* **TASK DIRECTIONS**
Could you transcribe the material below exactly, without leaving out a single line?

* **DATASET SECTION**
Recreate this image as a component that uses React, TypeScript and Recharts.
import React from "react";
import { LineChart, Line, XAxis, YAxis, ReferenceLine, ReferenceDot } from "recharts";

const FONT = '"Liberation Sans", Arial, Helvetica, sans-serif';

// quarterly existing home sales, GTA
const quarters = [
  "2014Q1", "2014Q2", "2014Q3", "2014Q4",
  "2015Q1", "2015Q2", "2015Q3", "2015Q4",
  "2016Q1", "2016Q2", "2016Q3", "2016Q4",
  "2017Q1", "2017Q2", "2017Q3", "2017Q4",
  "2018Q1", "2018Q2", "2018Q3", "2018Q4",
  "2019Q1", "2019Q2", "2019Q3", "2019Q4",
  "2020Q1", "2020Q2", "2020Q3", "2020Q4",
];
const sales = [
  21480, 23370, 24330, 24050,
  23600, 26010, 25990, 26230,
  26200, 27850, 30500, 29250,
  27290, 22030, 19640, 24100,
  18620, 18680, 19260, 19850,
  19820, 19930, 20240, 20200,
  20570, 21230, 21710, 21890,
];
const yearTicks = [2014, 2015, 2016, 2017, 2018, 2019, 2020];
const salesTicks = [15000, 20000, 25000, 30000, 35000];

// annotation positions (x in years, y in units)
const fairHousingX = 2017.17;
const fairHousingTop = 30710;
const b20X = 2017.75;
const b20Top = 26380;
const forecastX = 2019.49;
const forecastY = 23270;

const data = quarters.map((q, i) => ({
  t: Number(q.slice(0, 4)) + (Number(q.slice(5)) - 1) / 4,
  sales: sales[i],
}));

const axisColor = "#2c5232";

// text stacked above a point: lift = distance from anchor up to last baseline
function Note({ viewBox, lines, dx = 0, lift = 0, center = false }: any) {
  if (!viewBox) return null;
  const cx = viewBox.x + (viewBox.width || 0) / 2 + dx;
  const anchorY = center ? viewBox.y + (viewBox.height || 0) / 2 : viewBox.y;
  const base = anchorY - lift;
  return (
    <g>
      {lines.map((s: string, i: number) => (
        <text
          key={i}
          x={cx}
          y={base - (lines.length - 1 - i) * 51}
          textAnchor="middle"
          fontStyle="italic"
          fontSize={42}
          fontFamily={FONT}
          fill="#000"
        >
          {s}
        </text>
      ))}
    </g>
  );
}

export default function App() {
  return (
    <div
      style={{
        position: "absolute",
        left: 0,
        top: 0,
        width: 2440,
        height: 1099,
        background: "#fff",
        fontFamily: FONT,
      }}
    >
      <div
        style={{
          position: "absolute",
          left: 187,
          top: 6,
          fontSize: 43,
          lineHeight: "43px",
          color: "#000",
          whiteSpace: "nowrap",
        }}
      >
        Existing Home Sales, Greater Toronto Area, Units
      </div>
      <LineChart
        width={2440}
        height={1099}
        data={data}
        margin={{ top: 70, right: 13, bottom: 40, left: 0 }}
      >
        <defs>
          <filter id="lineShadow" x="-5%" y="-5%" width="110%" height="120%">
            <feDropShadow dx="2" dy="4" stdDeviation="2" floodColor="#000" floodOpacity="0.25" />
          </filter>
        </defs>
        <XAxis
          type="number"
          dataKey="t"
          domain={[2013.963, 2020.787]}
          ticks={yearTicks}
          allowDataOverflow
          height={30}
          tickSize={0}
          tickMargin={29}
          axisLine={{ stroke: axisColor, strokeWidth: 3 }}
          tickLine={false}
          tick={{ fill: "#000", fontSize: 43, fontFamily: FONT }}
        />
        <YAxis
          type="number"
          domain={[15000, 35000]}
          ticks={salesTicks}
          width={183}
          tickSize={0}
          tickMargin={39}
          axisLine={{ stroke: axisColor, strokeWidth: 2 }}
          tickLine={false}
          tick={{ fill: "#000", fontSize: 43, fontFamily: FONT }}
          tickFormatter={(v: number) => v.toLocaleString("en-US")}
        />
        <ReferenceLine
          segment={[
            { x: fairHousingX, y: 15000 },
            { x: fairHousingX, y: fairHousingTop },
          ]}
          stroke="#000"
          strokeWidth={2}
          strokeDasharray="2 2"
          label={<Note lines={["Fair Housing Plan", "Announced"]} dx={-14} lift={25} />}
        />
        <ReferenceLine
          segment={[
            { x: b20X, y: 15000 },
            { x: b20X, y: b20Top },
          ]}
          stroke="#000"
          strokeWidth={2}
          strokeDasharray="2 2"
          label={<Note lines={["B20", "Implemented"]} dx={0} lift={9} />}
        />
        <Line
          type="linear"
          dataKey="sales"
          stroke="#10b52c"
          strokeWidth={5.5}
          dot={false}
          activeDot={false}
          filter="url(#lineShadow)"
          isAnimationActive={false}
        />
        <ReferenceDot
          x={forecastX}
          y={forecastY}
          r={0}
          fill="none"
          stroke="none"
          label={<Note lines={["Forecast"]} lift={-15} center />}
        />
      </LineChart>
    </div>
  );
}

* **EXPECTED OUTPUT**
Recreate this image as a component that uses React, TypeScript and Recharts.
import React from "react";
import { LineChart, Line, XAxis, YAxis, ReferenceLine, ReferenceDot } from "recharts";

const FONT = '"Liberation Sans", Arial, Helvetica, sans-serif';

// quarterly existing home sales, GTA
const quarters = [
  "2014Q1", "2014Q2", "2014Q3", "2014Q4",
  "2015Q1", "2015Q2", "2015Q3", "2015Q4",
  "2016Q1", "2016Q2", "2016Q3", "2016Q4",
  "2017Q1", "2017Q2", "2017Q3", "2017Q4",
  "2018Q1", "2018Q2", "2018Q3", "2018Q4",
  "2019Q1", "2019Q2", "2019Q3", "2019Q4",
  "2020Q1", "2020Q2", "2020Q3", "2020Q4",
];
const sales = [
  21480, 23370, 24330, 24050,
  23600, 26010, 25990, 26230,
  26200, 27850, 30500, 29250,
  27290, 22030, 19640, 24100,
  18620, 18680, 19260, 19850,
  19820, 19930, 20240, 20200,
  20570, 21230, 21710, 21890,
];
const yearTicks = [2014, 2015, 2016, 2017, 2018, 2019, 2020];
const salesTicks = [15000, 20000, 25000, 30000, 35000];

// annotation positions (x in years, y in units)
const fairHousingX = 2017.17;
const fairHousingTop = 30710;
const b20X = 2017.75;
const b20Top = 26380;
const forecastX = 2019.49;
const forecastY = 23270;

const data = quarters.map((q, i) => ({
  t: Number(q.slice(0, 4)) + (Number(q.slice(5)) - 1) / 4,
  sales: sales[i],
}));

const axisColor = "#2c5232";

// text stacked above a point: lift = distance from anchor up to last baseline
function Note({ viewBox, lines, dx = 0, lift = 0, center = false }: any) {
  if (!viewBox) return null;
  const cx = viewBox.x + (viewBox.width || 0) / 2 + dx;
  const anchorY = center ? viewBox.y + (viewBox.height || 0) / 2 : viewBox.y;
  const base = anchorY - lift;
  return (
    <g>
      {lines.map((s: string, i: number) => (
        <text
          key={i}
          x={cx}
          y={base - (lines.length - 1 - i) * 51}
          textAnchor="middle"
          fontStyle="italic"
          fontSize={42}
          fontFamily={FONT}
          fill="#000"
        >
          {s}
        </text>
      ))}
    </g>
  );
}

export default function App() {
  return (
    <div
      style={{
        position: "absolute",
        left: 0,
        top: 0,
        width: 2440,
        height: 1099,
        background: "#fff",
        fontFamily: FONT,
      }}
    >
      <div
        style={{
          position: "absolute",
          left: 187,
          top: 6,
          fontSize: 43,
          lineHeight: "43px",
          color: "#000",
          whiteSpace: "nowrap",
        }}
      >
        Existing Home Sales, Greater Toronto Area, Units
      </div>
      <LineChart
        width={2440}
        height={1099}
        data={data}
        margin={{ top: 70, right: 13, bottom: 40, left: 0 }}
      >
        <defs>
          <filter id="lineShadow" x="-5%" y="-5%" width="110%" height="120%">
            <feDropShadow dx="2" dy="4" stdDeviation="2" floodColor="#000" floodOpacity="0.25" />
          </filter>
        </defs>
        <XAxis
          type="number"
          dataKey="t"
          domain={[2013.963, 2020.787]}
          ticks={yearTicks}
          allowDataOverflow
          height={30}
          tickSize={0}
          tickMargin={29}
          axisLine={{ stroke: axisColor, strokeWidth: 3 }}
          tickLine={false}
          tick={{ fill: "#000", fontSize: 43, fontFamily: FONT }}
        />
        <YAxis
          type="number"
          domain={[15000, 35000]}
          ticks={salesTicks}
          width={183}
          tickSize={0}
          tickMargin={39}
          axisLine={{ stroke: axisColor, strokeWidth: 2 }}
          tickLine={false}
          tick={{ fill: "#000", fontSize: 43, fontFamily: FONT }}
          tickFormatter={(v: number) => v.toLocaleString("en-US")}
        />
        <ReferenceLine
          segment={[
            { x: fairHousingX, y: 15000 },
            { x: fairHousingX, y: fairHousingTop },
          ]}
          stroke="#000"
          strokeWidth={2}
          strokeDasharray="2 2"
          label={<Note lines={["Fair Housing Plan", "Announced"]} dx={-14} lift={25} />}
        />
        <ReferenceLine
          segment={[
            { x: b20X, y: 15000 },
            { x: b20X, y: b20Top },
          ]}
          stroke="#000"
          strokeWidth={2}
          strokeDasharray="2 2"
          label={<Note lines={["B20", "Implemented"]} dx={0} lift={9} />}
        />
        <Line
          type="linear"
          dataKey="sales"
          stroke="#10b52c"
          strokeWidth={5.5}
          dot={false}
          activeDot={false}
          filter="url(#lineShadow)"
          isAnimationActive={false}
        />
        <ReferenceDot
          x={forecastX}
          y={forecastY}
          r={0}
          fill="none"
          stroke="none"
          label={<Note lines={["Forecast"]} lift={-15} center />}
        />
      </LineChart>
    </div>
  );
}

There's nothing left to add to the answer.